Michael Anthony Louise, 79, was taken into custody Thursday at his home in Syracuse on an arrest warrant for two counts of second-degree murder.

Catherine and George Peacock
Catherine and George Peacock.Vermont State Police

He is accused of killing George Peacock, 76, and Catherine Peacock, 73, at their Danby, Vermont, home on Sept. 17, 1989, Vermont State Police announced in a news release. The couple had been stabbed multiple times. Their bodies were discovered by a neighbor, police said.

There were no signs of forced entry into the house and no important items had been removed, according to authorities. Louise, who was married to one of the Peacock’s daughters, had been identified as a potential suspect about two weeks after the killings but investigators could not “establish a conclusive link” tying him to the crime, the release states.

The killings went unsolved until, in May 2020, forensic testing “confirmed a DNA match to George Peacock in a spot of blood found inside Louise’s car in October 1989,” police said.

“The blood sample had been tested previously during the investigation, as DNA testing technology was emerging, and that earlier test had been inconclusive,” police said in the release.

Louise is being held at the Onondaga County Justice Center until he is extradited to Vermont. It’s not clear if he has obtained an attorney.

Advancements in DNA testing have been used to help law enforcement solve a slew of cold cases.

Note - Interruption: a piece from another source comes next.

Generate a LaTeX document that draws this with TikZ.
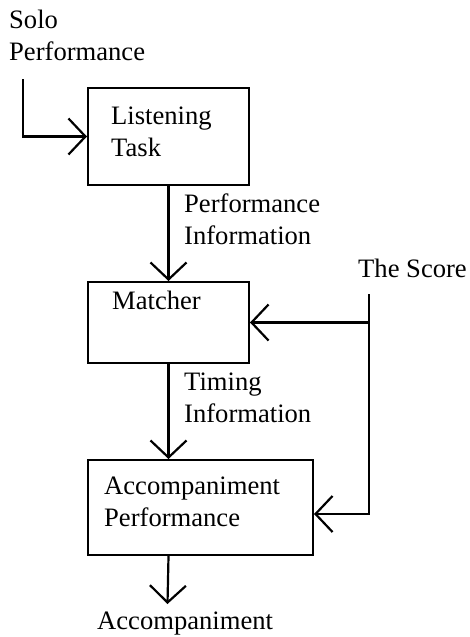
\documentclass[tikz,border=0pt]{standalone}
\usepackage{fontspec}
\setmainfont{Liberation Serif}
\usetikzlibrary{positioning,arrows.meta}
\tikzset{
  blk/.style = {draw, line width=2pt, anchor=north west, inner sep=0pt},
  txt/.style = {align=left, anchor=base west, inner sep=0pt},
  ar/.style  = {-{Straight Barb[length=17pt, width=36pt]}, line width=2.2pt},
  ln/.style  = {line width=2.2pt},
}
\begin{document}
\begin{tikzpicture}[x=1pt, y=-1pt, font=\fontsize{26.6pt}{32pt}\selectfont]
\useasboundingbox (0,0) rectangle (469,637);

% boxes
\node[blk, minimum width=161pt, minimum height=97pt] (listen) at (87,87) {};
\node[blk, minimum width=161pt, minimum height=81pt] (match) at (87,281) {};
\node[blk, minimum width=225pt, minimum height=95pt] (accomp) at (87,459) {};

% texts (base = last line)
\node[txt] (solo) at (9,60) {Solo\\Performance};
\node[txt] (listentxt) at (111,156) {Listening\\Task};
\node[txt] (perfinfo) at (184,244) {Performance\\Information};
\node[txt] (matchtxt) at (112,309) {Matcher};
\node[txt] (timing) at (184,422) {Timing\\Information};
\node[txt] (accomptxt) at (104,526) {Accompaniment\\Performance};
\node[txt] (score) at (358,277) {The Score};
\node[txt] (accout) at (97,629) {Accompaniment};

% free ends
\coordinate (soloin) at (23,79);
\coordinate (scoretop) at (369,294);
\coordinate (scorebot) at (369,514);
\coordinate (outtip) at (167.5,604);

% connectors
\draw[ar] (soloin) |- (listen.west);
\draw[ar] (listen.south) -- (match.north);
\draw[ar] (match.south) -- (match.south |- accomp.north);
\draw[ar] (match.south |- accomp.south) -- (outtip);
\draw[ln] (scoretop) -- (scoretop |- match.east);
\draw[ar] (scoretop |- match.east) -- (match.east);
\draw[ar] (scoretop |- match.east) |- (accomp.east |- scorebot);
\end{tikzpicture}
\end{document}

Last month, a Missouri inmate serving a life sentence for killing a man was linked to the deaths of four women who vanished in 1990 and 1991 after crime lab technicians found DNA from a small amount of viable evidence that had been collected.

The suspect, Gary Muehlberg, 73, was charged with four counts of first-degree murder in connection to the deaths of  Robyn Mihan, Brenda Pruitt, Donna Reitmeyer and Sandra Little.

In Pennsylvania, authorities were also able to crack the 1988 strangulation death of a mother after breakthrough genetic genealogy technology linked DNA from the victim’s clothing to a saliva-sealed anonymous letter that was written to a local newspaper about two years after the killing. The DNA matched a man named Scott Grim, however, he died in 2018 of natural causes at age 58.